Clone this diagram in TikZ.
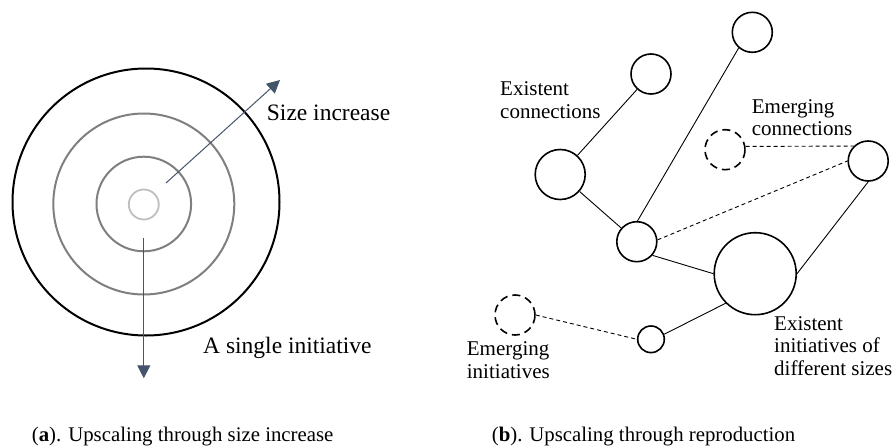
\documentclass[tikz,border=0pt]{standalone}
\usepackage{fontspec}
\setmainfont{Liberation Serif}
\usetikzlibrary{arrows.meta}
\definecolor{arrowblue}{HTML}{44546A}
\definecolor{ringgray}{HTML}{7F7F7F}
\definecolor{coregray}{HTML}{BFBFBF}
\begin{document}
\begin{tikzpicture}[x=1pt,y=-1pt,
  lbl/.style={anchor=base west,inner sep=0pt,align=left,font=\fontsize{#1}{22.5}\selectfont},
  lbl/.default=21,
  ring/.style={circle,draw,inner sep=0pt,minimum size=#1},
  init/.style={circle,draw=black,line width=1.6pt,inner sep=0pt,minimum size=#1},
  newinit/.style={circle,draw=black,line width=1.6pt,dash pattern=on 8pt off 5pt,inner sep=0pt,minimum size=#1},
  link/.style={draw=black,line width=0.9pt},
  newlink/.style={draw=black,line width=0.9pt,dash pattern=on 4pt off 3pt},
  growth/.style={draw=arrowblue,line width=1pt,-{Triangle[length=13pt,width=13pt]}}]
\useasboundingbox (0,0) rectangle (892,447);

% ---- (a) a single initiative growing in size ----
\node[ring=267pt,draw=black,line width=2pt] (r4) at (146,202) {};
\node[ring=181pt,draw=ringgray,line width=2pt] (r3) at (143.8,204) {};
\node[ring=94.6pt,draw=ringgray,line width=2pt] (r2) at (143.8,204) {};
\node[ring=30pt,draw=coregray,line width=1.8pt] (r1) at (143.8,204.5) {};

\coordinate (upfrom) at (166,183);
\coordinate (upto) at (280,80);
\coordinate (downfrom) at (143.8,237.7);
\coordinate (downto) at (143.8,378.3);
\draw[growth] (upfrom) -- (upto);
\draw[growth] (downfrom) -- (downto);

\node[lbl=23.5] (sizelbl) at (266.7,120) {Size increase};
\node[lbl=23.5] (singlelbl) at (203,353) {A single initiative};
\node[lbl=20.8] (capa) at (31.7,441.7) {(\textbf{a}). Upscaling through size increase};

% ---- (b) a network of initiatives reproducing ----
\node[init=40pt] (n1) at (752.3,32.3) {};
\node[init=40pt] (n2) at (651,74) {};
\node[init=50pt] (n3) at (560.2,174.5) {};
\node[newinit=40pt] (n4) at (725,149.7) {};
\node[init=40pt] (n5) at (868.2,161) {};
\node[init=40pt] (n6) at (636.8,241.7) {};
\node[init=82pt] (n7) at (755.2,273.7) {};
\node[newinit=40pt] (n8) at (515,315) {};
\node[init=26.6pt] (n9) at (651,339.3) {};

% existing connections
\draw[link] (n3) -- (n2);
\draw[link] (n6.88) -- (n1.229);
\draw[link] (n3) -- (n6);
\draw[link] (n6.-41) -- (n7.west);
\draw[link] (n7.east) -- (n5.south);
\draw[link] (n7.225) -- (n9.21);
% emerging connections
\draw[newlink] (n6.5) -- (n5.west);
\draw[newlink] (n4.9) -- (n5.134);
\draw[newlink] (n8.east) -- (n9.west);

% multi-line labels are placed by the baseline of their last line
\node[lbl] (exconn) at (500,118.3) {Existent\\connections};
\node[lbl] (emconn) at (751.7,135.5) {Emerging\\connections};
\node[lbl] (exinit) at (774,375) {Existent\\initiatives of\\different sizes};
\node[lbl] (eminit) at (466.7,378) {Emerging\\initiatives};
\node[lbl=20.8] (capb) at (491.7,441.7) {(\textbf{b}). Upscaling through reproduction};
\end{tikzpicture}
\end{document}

• • •

**THE EXERCISE:** Leave out the pictures and reproduce the rest of the listing exactly.

**ANSWER TO THE PROBLEM:**
Clone this diagram in TikZ.
\documentclass[tikz,border=0pt]{standalone}
\usepackage{fontspec}
\setmainfont{Liberation Serif}
\usetikzlibrary{arrows.meta}
\definecolor{arrowblue}{HTML}{44546A}
\definecolor{ringgray}{HTML}{7F7F7F}
\definecolor{coregray}{HTML}{BFBFBF}
\begin{document}
\begin{tikzpicture}[x=1pt,y=-1pt,
  lbl/.style={anchor=base west,inner sep=0pt,align=left,font=\fontsize{#1}{22.5}\selectfont},
  lbl/.default=21,
  ring/.style={circle,draw,inner sep=0pt,minimum size=#1},
  init/.style={circle,draw=black,line width=1.6pt,inner sep=0pt,minimum size=#1},
  newinit/.style={circle,draw=black,line width=1.6pt,dash pattern=on 8pt off 5pt,inner sep=0pt,minimum size=#1},
  link/.style={draw=black,line width=0.9pt},
  newlink/.style={draw=black,line width=0.9pt,dash pattern=on 4pt off 3pt},
  growth/.style={draw=arrowblue,line width=1pt,-{Triangle[length=13pt,width=13pt]}}]
\useasboundingbox (0,0) rectangle (892,447);

% ---- (a) a single initiative growing in size ----
\node[ring=267pt,draw=black,line width=2pt] (r4) at (146,202) {};
\node[ring=181pt,draw=ringgray,line width=2pt] (r3) at (143.8,204) {};
\node[ring=94.6pt,draw=ringgray,line width=2pt] (r2) at (143.8,204) {};
\node[ring=30pt,draw=coregray,line width=1.8pt] (r1) at (143.8,204.5) {};

\coordinate (upfrom) at (166,183);
\coordinate (upto) at (280,80);
\coordinate (downfrom) at (143.8,237.7);
\coordinate (downto) at (143.8,378.3);
\draw[growth] (upfrom) -- (upto);
\draw[growth] (downfrom) -- (downto);

\node[lbl=23.5] (sizelbl) at (266.7,120) {Size increase};
\node[lbl=23.5] (singlelbl) at (203,353) {A single initiative};
\node[lbl=20.8] (capa) at (31.7,441.7) {(\textbf{a}). Upscaling through size increase};

% ---- (b) a network of initiatives reproducing ----
\node[init=40pt] (n1) at (752.3,32.3) {};
\node[init=40pt] (n2) at (651,74) {};
\node[init=50pt] (n3) at (560.2,174.5) {};
\node[newinit=40pt] (n4) at (725,149.7) {};
\node[init=40pt] (n5) at (868.2,161) {};
\node[init=40pt] (n6) at (636.8,241.7) {};
\node[init=82pt] (n7) at (755.2,273.7) {};
\node[newinit=40pt] (n8) at (515,315) {};
\node[init=26.6pt] (n9) at (651,339.3) {};

% existing connections
\draw[link] (n3) -- (n2);
\draw[link] (n6.88) -- (n1.229);
\draw[link] (n3) -- (n6);
\draw[link] (n6.-41) -- (n7.west);
\draw[link] (n7.east) -- (n5.south);
\draw[link] (n7.225) -- (n9.21);
% emerging connections
\draw[newlink] (n6.5) -- (n5.west);
\draw[newlink] (n4.9) -- (n5.134);
\draw[newlink] (n8.east) -- (n9.west);

% multi-line labels are placed by the baseline of their last line
\node[lbl] (exconn) at (500,118.3) {Existent\\connections};
\node[lbl] (emconn) at (751.7,135.5) {Emerging\\connections};
\node[lbl] (exinit) at (774,375) {Existent\\initiatives of\\different sizes};
\node[lbl] (eminit) at (466.7,378) {Emerging\\initiatives};
\node[lbl=20.8] (capb) at (491.7,441.7) {(\textbf{b}). Upscaling through reproduction};
\end{tikzpicture}
\end{document}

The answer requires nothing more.